> _Available data_:

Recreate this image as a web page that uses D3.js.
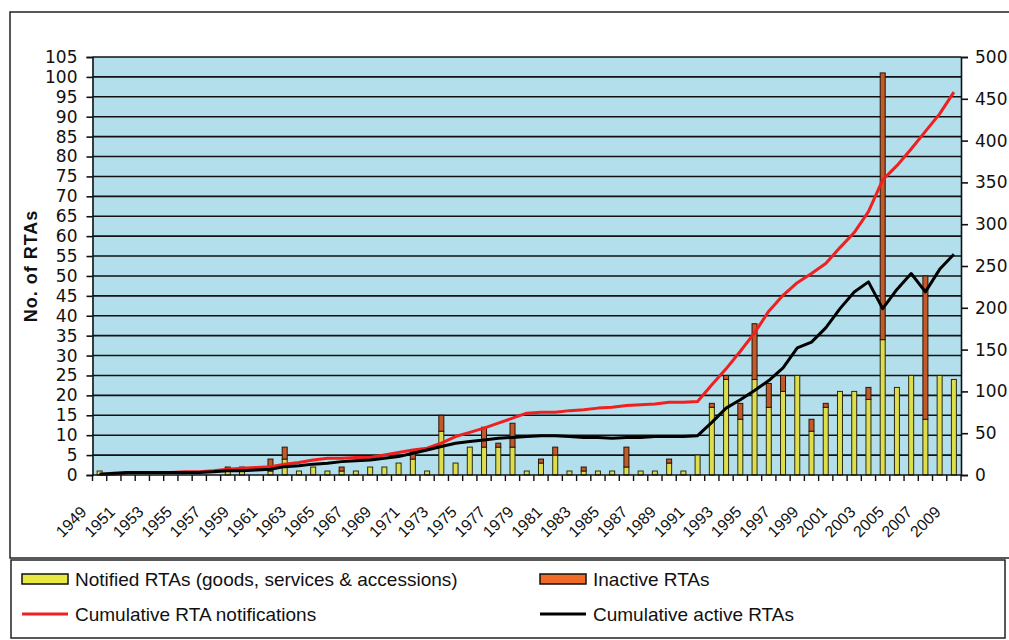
<!DOCTYPE html>
<html>
<head>
<meta charset="utf-8">
<script src="https://cdn.jsdelivr.net/npm/d3@7/dist/d3.min.js"></script>
<style>
  body { margin: 0; background: #fff; }
  svg { display: block; }
</style>
</head>
<body>
<script>
// data
const years = [1949,1950,1951,1952,1953,1954,1955,1956,1957,1958,1959,1960,1961,1962,1963,1964,1965,1966,1967,1968,
  1969,1970,1971,1972,1973,1974,1975,1976,1977,1978,1979,1980,1981,1982,1983,1984,1985,1986,1987,1988,
  1989,1990,1991,1992,1993,1994,1995,1996,1997,1998,1999,2000,2001,2002,2003,2004,2005,2006,2007,2008,2009];

// bars (left axis)
const notified = [1,0,0,0,0,0,0,0,0,1,1,0,1,4,1,2,1,1,1,2,
  2,3,4,1,11,3,7,7,7,7,1,3,5,1,1,1,1,2,1,1,
  3,1,5,17,24,14,24,17,21,25,11,17,21,21,19,34,22,25,14,25,24];
const inactive = [0,0,0,0,0,0,0,0,0,1,1,0,3,3,0,0,0,1,0,0,
  0,0,2,0,4,0,0,5,1,6,0,1,2,0,1,0,0,5,0,0,
  1,0,0,1,1,4,14,6,4,0,3,1,0,0,3,67,0,0,36,0,0];

// lines (right axis)
const cumNotified = [1,1,3,3,3,3,4,4,5,7,8,9,10,13,15,18,20,20,21,21,
  24,27,30,32,38,46,51,56,62,68,74,75,75,77,78,80,81,83,84,85,
  87,87,88,108,127,148,170,196,215,230,241,253,272,290,315,353,370,390,411,432,458];
const cumActive = [1,2,3,3,3,3,3,3,4,5,5,6,7,10,11,13,14,16,17,18,
  20,22,26,30,34,38,40,42,44,45,46,47,47,46,45,45,44,45,45,46,
  46,46,47,63,80,90,101,113,128,152,159,176,199,219,231,199,222,241,219,246,264];

const leftTicks = d3.range(0, 106, 5);
const rightTicks = d3.range(0, 501, 50);
const yearLabels = years.filter((d, i) => i % 2 === 0);

const W = 1009, H = 640;
const plot = {left: 92.5, right: 961, top: 57, bottom: 475};

const svg = d3.select("body").append("svg")
  .attr("width", W).attr("height", H);

// outer frame
svg.append("rect")
  .attr("x", 10).attr("y", 12).attr("width", 1020).attr("height", 546)
  .attr("fill", "none").attr("stroke", "#222").attr("stroke-width", 1.5);

let x = d3.scaleBand().domain(years).range([plot.left, plot.right]).padding(0);
let yL = d3.scaleLinear().domain([0, 105]).range([plot.bottom, plot.top]);
let yR = d3.scaleLinear().domain([0, 500]).range([plot.bottom, plot.top]);
const cx = d => x(d) + x.bandwidth() / 2;

// plot background
svg.append("rect")
  .attr("x", plot.left).attr("y", plot.top)
  .attr("width", plot.right - plot.left).attr("height", plot.bottom - plot.top)
  .attr("fill", "#b3deeb");

// gridlines
svg.append("g")
  .selectAll("line").data(leftTicks.slice(1)).enter().append("line")
  .attr("x1", plot.left).attr("x2", plot.right)
  .attr("y1", d => yL(d)).attr("y2", d => yL(d))
  .attr("stroke", "#111").attr("stroke-width", 1.6);

// bars: notified at the bottom, inactive stacked on top
const barW = 5;
const bars = svg.append("g");
bars.selectAll("rect.notified").data(years).enter().append("rect")
  .attr("class", "notified")
  .filter((d, i) => notified[i] > 0)
  .attr("x", d => cx(d) - barW / 2)
  .attr("y", d => yL(notified[years.indexOf(d)]))
  .attr("width", barW)
  .attr("height", d => plot.bottom - yL(notified[years.indexOf(d)]))
  .attr("fill", "#dede4c").attr("stroke", "#2a2a10").attr("stroke-width", 1);

bars.selectAll("rect.inactive").data(years).enter().append("rect")
  .attr("class", "inactive")
  .filter((d, i) => inactive[i] > 0)
  .attr("x", d => cx(d) - barW / 2)
  .attr("y", d => { const i = years.indexOf(d); return yL(notified[i] + inactive[i]); })
  .attr("width", barW)
  .attr("height", d => { const i = years.indexOf(d); return yL(notified[i]) - yL(notified[i] + inactive[i]); })
  .attr("fill", "#c25a2a").attr("stroke", "#2a1408").attr("stroke-width", 1);

// lines
const cumLine = d3.line().x((d, i) => cx(years[i])).y(d => yR(d));
svg.append("path").datum(cumNotified)
  .attr("d", cumLine).attr("fill", "none")
  .attr("stroke", "#f02020").attr("stroke-width", 3).attr("stroke-linejoin", "round");
svg.append("path").datum(cumActive)
  .attr("d", cumLine).attr("fill", "none")
  .attr("stroke", "#000").attr("stroke-width", 3).attr("stroke-linejoin", "round");

// axes
const axisFont = "'DejaVu Sans', sans-serif";

const leftAxis = svg.append("g")
  .attr("transform", `translate(${plot.left},0)`)
  .call(d3.axisLeft(yL).tickValues(leftTicks).tickSize(6).tickPadding(9));
leftAxis.select(".domain").attr("stroke", "#111").attr("stroke-width", 1.6);
leftAxis.selectAll(".tick line").attr("stroke", "#111").attr("stroke-width", 1.6);
leftAxis.selectAll("text").attr("font-family", axisFont).attr("font-size", 17).attr("fill", "#111");

const rightAxis = svg.append("g")
  .attr("transform", `translate(${plot.right},0)`)
  .call(d3.axisRight(yR).tickValues(rightTicks).tickSize(7).tickPadding(7));
rightAxis.select(".domain").attr("stroke", "#111").attr("stroke-width", 1.6);
rightAxis.selectAll(".tick line").attr("stroke", "#111").attr("stroke-width", 1.6);
rightAxis.selectAll("text").attr("font-family", axisFont).attr("font-size", 17).attr("fill", "#111");

// x axis: ticks at category boundaries
const xg = svg.append("g");
xg.append("line")
  .attr("x1", plot.left).attr("x2", plot.right)
  .attr("y1", plot.bottom).attr("y2", plot.bottom)
  .attr("stroke", "#111").attr("stroke-width", 1.6);
xg.selectAll("line.tk").data(years.concat([null])).enter().append("line")
  .attr("class", "tk")
  .attr("x1", d => d === null ? plot.right : x(d))
  .attr("x2", d => d === null ? plot.right : x(d))
  .attr("y1", plot.bottom).attr("y2", plot.bottom + 6)
  .attr("stroke", "#111").attr("stroke-width", 1.4);
xg.selectAll("text").data(yearLabels).enter().append("text")
  .attr("transform", d => `translate(${cx(d) - 12},${plot.bottom + 38}) rotate(-45)`)
  .attr("text-anchor", "end")
  .attr("font-family", "'Liberation Sans', Arial, sans-serif")
  .attr("font-size", 16).attr("fill", "#111")
  .text(d => d);

// y title
svg.append("text")
  .attr("transform", `translate(37,${(plot.top + plot.bottom) / 2}) rotate(-90)`)
  .attr("text-anchor", "middle")
  .attr("font-family", "'Liberation Sans', Arial, sans-serif")
  .attr("font-weight", "bold").attr("font-size", 18).attr("letter-spacing", 1)
  .attr("fill", "#111")
  .text("No. of RTAs");

// legend
const legend = svg.append("g");
legend.append("rect")
  .attr("x", 11).attr("y", 560).attr("width", 994).attr("height", 78)
  .attr("fill", "#fff").attr("stroke", "#222").attr("stroke-width", 1.5);

const legendItems = [
  {label: "Notified RTAs (goods, services & accessions)", type: "box", color: "#e8e840", col: 0, row: 0},
  {label: "Inactive RTAs", type: "box", color: "#f06a28", col: 1, row: 0},
  {label: "Cumulative RTA notifications", type: "line", color: "#f02020", col: 0, row: 1},
  {label: "Cumulative active RTAs", type: "line", color: "#000", col: 1, row: 1}
];
const legX = [22, 540], legY = [579, 614];
const li = legend.selectAll("g.item").data(legendItems).enter().append("g")
  .attr("transform", d => `translate(${legX[d.col]},${legY[d.row]})`);
li.filter(d => d.type === "box").append("rect")
  .attr("x", 0).attr("y", -5).attr("width", 46).attr("height", 10)
  .attr("fill", d => d.color).attr("stroke", "#111").attr("stroke-width", 1.5);
li.filter(d => d.type === "line").append("line")
  .attr("x1", 0).attr("x2", 46).attr("y1", 0).attr("y2", 0)
  .attr("stroke", d => d.color).attr("stroke-width", 3);
li.append("text")
  .attr("x", 53).attr("y", 0).attr("dy", "0.36em")
  .attr("font-family", "'Liberation Sans', Arial, sans-serif")
  .attr("font-size", 19).attr("fill", "#111")
  .text(d => d.label);
</script>
</body>
</html>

> _Problem details_: Exactly restate the lines from the beginning of the data through the line with "1,0,0,1,1,4,14,6,4,0,3,1,0,0,3,67,0,0,36,0,0];", and no others, keeping pictures out.

> _Answer in full_:
Recreate this image as a web page that uses D3.js.
<!DOCTYPE html>
<html>
<head>
<meta charset="utf-8">
<script src="https://cdn.jsdelivr.net/npm/d3@7/dist/d3.min.js"></script>
<style>
  body { margin: 0; background: #fff; }
  svg { display: block; }
</style>
</head>
<body>
<script>
// data
const years = [1949,1950,1951,1952,1953,1954,1955,1956,1957,1958,1959,1960,1961,1962,1963,1964,1965,1966,1967,1968,
  1969,1970,1971,1972,1973,1974,1975,1976,1977,1978,1979,1980,1981,1982,1983,1984,1985,1986,1987,1988,
  1989,1990,1991,1992,1993,1994,1995,1996,1997,1998,1999,2000,2001,2002,2003,2004,2005,2006,2007,2008,2009];

// bars (left axis)
const notified = [1,0,0,0,0,0,0,0,0,1,1,0,1,4,1,2,1,1,1,2,
  2,3,4,1,11,3,7,7,7,7,1,3,5,1,1,1,1,2,1,1,
  3,1,5,17,24,14,24,17,21,25,11,17,21,21,19,34,22,25,14,25,24];
const inactive = [0,0,0,0,0,0,0,0,0,1,1,0,3,3,0,0,0,1,0,0,
  0,0,2,0,4,0,0,5,1,6,0,1,2,0,1,0,0,5,0,0,
  1,0,0,1,1,4,14,6,4,0,3,1,0,0,3,67,0,0,36,0,0];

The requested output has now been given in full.